We are also scornful of our history and our governments are deliberately allowing our built heritage to fall into ruin to huff them for phallic symbols of steel, concrete and glass.

I have advocated our musical strength repeatedly and I have recently advanced my idea for the re-branding of our Republic as the land of the drum. I would simply add that the Eight of Hearts production is nearly ready for international audiences and, combined with a food festival and other expressions of the drum, is ripe for international promotion as a place worth leaving the US to spend a Memorial Day weekend, ripe to be sold as a pre-summer let down.

I see this weekend in the future as big as Carnival but with a different emphasis, which will carry forward the reputation of the pan as an exponent of popular music.

However, to promote any new musical event internationally does not require free trips for a tourism minister and his entourage.

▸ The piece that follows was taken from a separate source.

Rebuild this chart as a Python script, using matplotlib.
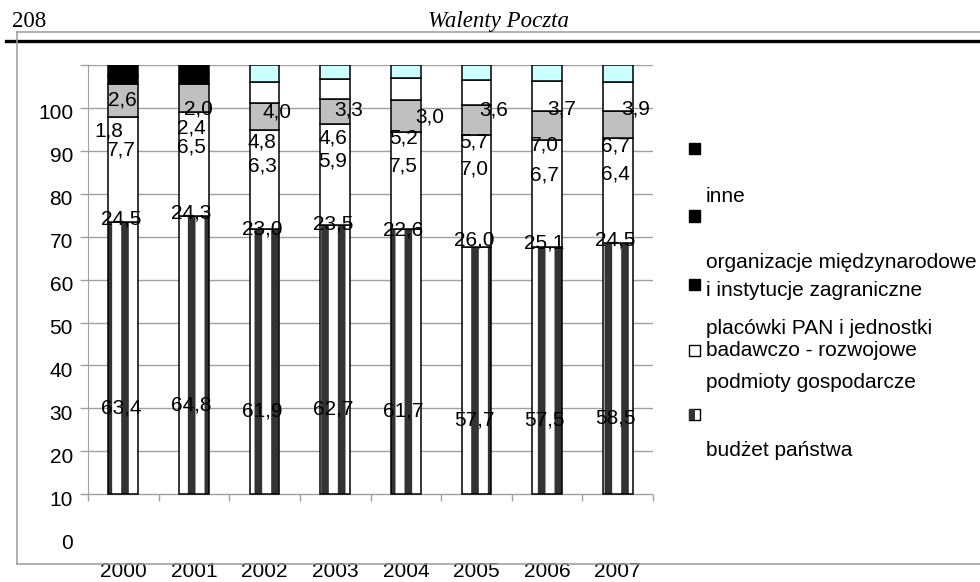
import numpy as np
import matplotlib
matplotlib.use('Agg')
import matplotlib.pyplot as plt
from matplotlib.patches import Rectangle
from matplotlib.lines import Line2D
from matplotlib.transforms import ScaledTranslation

# data (udzial %)
years = ['2000', '2001', '2002', '2003', '2004', '2005', '2006', '2007']
budzet = [63.4, 64.8, 61.9, 62.7, 61.7, 57.7, 57.5, 58.5]
podmioty = [24.5, 24.3, 23.0, 23.5, 22.6, 26.0, 25.1, 24.5]
placowki = [7.7, 6.5, 6.3, 5.9, 7.5, 7.0, 6.7, 6.4]
organizacje = [1.8, 2.4, 4.8, 4.6, 5.2, 5.7, 7.0, 6.7]
inne = [2.6, 2.0, 4.0, 3.3, 3.0, 3.6, 3.7, 3.9]
y_ticks = list(range(0, 111, 10))
y_tick_labels = [str(v) for v in range(0, 101, 10)] + ['']

plt.rcParams['font.family'] = ['Liberation Sans', 'DejaVu Sans']
plt.rcParams['hatch.linewidth'] = 5.5

W, H = 980, 582
fig = plt.figure(figsize=(W / 100, H / 100), dpi=100)


def fx(px):
    return px / W


def fy(py):
    return 1 - py / H


ax = fig.add_axes([fx(88), fy(537.2), fx(653) - fx(88), fy(65) - fy(537.2)])
ax.set_xlim(-0.5, 7.5)
ax.set_ylim(0, 110)

grid_col = '#a0a0a0'
bar_base = 10          # bars in the scan are shifted up by 10 units
bw = 0.42
x = np.arange(len(years))

series = [budzet, podmioty, placowki, organizacje, inne]
org_colors = ['#000000', '#000000'] + ['#ffffff'] * 6
inne_colors = ['#000000', '#000000'] + ['#ccffff'] * 6
seg_colors = [None, ['#ffffff'] * 8, ['#c0c0c0'] * 8, org_colors, inne_colors]

bottom = np.full(len(years), float(bar_base))
for k, vals in enumerate(series):
    vals = np.array(vals)
    if k == 0:
        ax.bar(x, vals, bw, bottom=bottom, color='white', edgecolor='#333333',
               hatch='|', linewidth=0, zorder=2)
        ax.bar(x, vals, bw, bottom=bottom, fill=False, edgecolor='black',
               linewidth=1.1, zorder=3)
    else:
        ax.bar(x, vals, bw, bottom=bottom, color=seg_colors[k], edgecolor='black',
               linewidth=1.1, zorder=3)
    bottom = bottom + vals

# data labels (they sit 10 units lower than the bars, as in the scan)
label_shift = {(4, 0): (-0.6, -15.8), (4, 1): (4.4, -5.5), (4, 2): (12.3, -6.5),
               (4, 3): (13.3, -6.7), (4, 4): (23.7, 0.7), (4, 5): (17.1, -7.3),
               (4, 6): (15.0, -8.5), (4, 7): (17.7, -9.0), (3, 0): (-14.0, 6.1)}
cum = np.zeros(len(years))
for k, vals in enumerate(series):
    vals = np.array(vals)
    centers = cum + vals / 2
    for i, v in enumerate(vals):
        dx, dy = label_shift.get((k, i), (-2.5, 4.5))
        ax.annotate(f'{v:.1f}'.replace('.', ','), (x[i], centers[i]),
                    xytext=(dx * 0.72, -(dy + 2) * 0.72), textcoords='offset points',
                    ha='center', va='center', fontsize=15, zorder=5)
    cum = cum + vals

# axes styling
for s in ['top', 'right', 'bottom']:
    ax.spines[s].set_visible(False)
ax.spines['left'].set_color(grid_col)
ax.spines['left'].set_bounds(10, 110)
ax.set_yticks(y_ticks)
ax.set_yticklabels(y_tick_labels)
ax.tick_params(axis='y', length=5.8, width=1, color=grid_col, pad=5, labelsize=15)
ax.set_xticks(x)
ax.set_xticklabels(years)
ax.tick_params(axis='x', length=0, pad=17.5, labelsize=15)
ax.yaxis.grid(True, color=grid_col, linewidth=1)
ax.set_axisbelow(True)
yt = ax.yaxis.get_major_ticks()
yt[0].tick1line.set_visible(False)
yt[0].gridline.set_visible(False)
shift = ScaledTranslation(0, -4 / 100, fig.dpi_scale_trans)
for lbl in ax.get_yticklabels():
    lbl.set_transform(lbl.get_transform() + shift)
ax.vlines(np.arange(-0.5, 8, 1), bar_base - 1.63, bar_base, color=grid_col,
          linewidth=1, clip_on=False)

# legend (as laid out in the scan)
sq = 11
legend_boxes = [(149, '#000000', None), (216, '#000000', None),
                (284, '#000000', None), (350, '#ffffff', None),
                (414, '#ffffff', '#333333')]
for cy, fc, half in legend_boxes:
    fig.add_artist(Rectangle((fx(689), fy(cy + sq / 2)), sq / W, sq / H,
                             transform=fig.transFigure, facecolor=fc,
                             edgecolor='black', linewidth=1))
    if half:
        fig.add_artist(Rectangle((fx(689), fy(cy + sq / 2)), sq / 2 / W, sq / H,
                                 transform=fig.transFigure, facecolor=half,
                                 edgecolor='none'))
legend_texts = [(197, 'inne'), (262, 'organizacje międzynarodowe'),
                (290, 'i instytucje zagraniczne'), (328, 'placówki PAN i jednostki'),
                (350, 'badawczo - rozwojowe'), (383, 'podmioty gospodarcze'),
                (450, 'budżet państwa')]
for ty, t in legend_texts:
    fig.text(fx(706), fy(ty), t, fontsize=15, ha='left', va='center')

# page header
fig.text(fx(12), fy(21.5), '208', family=['Liberation Serif', 'DejaVu Serif'],
         fontsize=16.5, ha='left', va='center')
fig.text(fx(498), fy(21.5), 'Walenty Poczta', family=['Liberation Serif', 'DejaVu Serif'],
         style='italic', fontsize=16.5, ha='center', va='center')
fig.add_artist(Line2D([fx(6), 1], [fy(41), fy(41)], transform=fig.transFigure,
                      color='black', linewidth=2.4))
frame = '#9a9a9a'
fig.add_artist(Line2D([fx(16.7), 1], [fy(31.7), fy(31.7)], transform=fig.transFigure,
                      color=frame, linewidth=1.1))
fig.add_artist(Line2D([fx(16.7), fx(16.7)], [fy(31.7), fy(564)], transform=fig.transFigure,
                      color=frame, linewidth=1.1))
fig.add_artist(Line2D([fx(16.7), 1], [fy(564), fy(564)], transform=fig.transFigure,
                      color=frame, linewidth=1.1))

fig.savefig('out.png', dpi=100)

What is required is linkage with those of our musicians who have gone abroad and made a living and earned quiet but credible fame in music circles, like Robbie Greenidge and Happy Williams, who have made music all over the world, including New York City's famed Lincoln Center.

I had the privilege of listening to Robbie Greenidge at Steelfest. He generously told us how he made it abroad, having started hiding behind the lamppost to avoid being taken to school, only to go in the pan yard and when his music floated out, to get licks for his truancy. The whole range of heavy music people who embraced him is impressive.

On a recent visit to the United States I had a day-off in Brooklyn which Happy Williams described as "a take-the-job-and-shove-it day" during which we discussed the prospects for the international promotion of Trinbago music. The "shove-it day" was the concept of Happy's brother Noble, who had a number of Hollywood gigs.

I enjoyed the discussions about our music and maybe I will be so bold as to accept Happy's invitation to have further discussions with him in the form of an interview.

Is it beyond the narcissism of our officials to let these successful compatriots of ours into the plans for the future? Is it not time for us to employ these shining lights of the Caribbean as our theme persons for the future?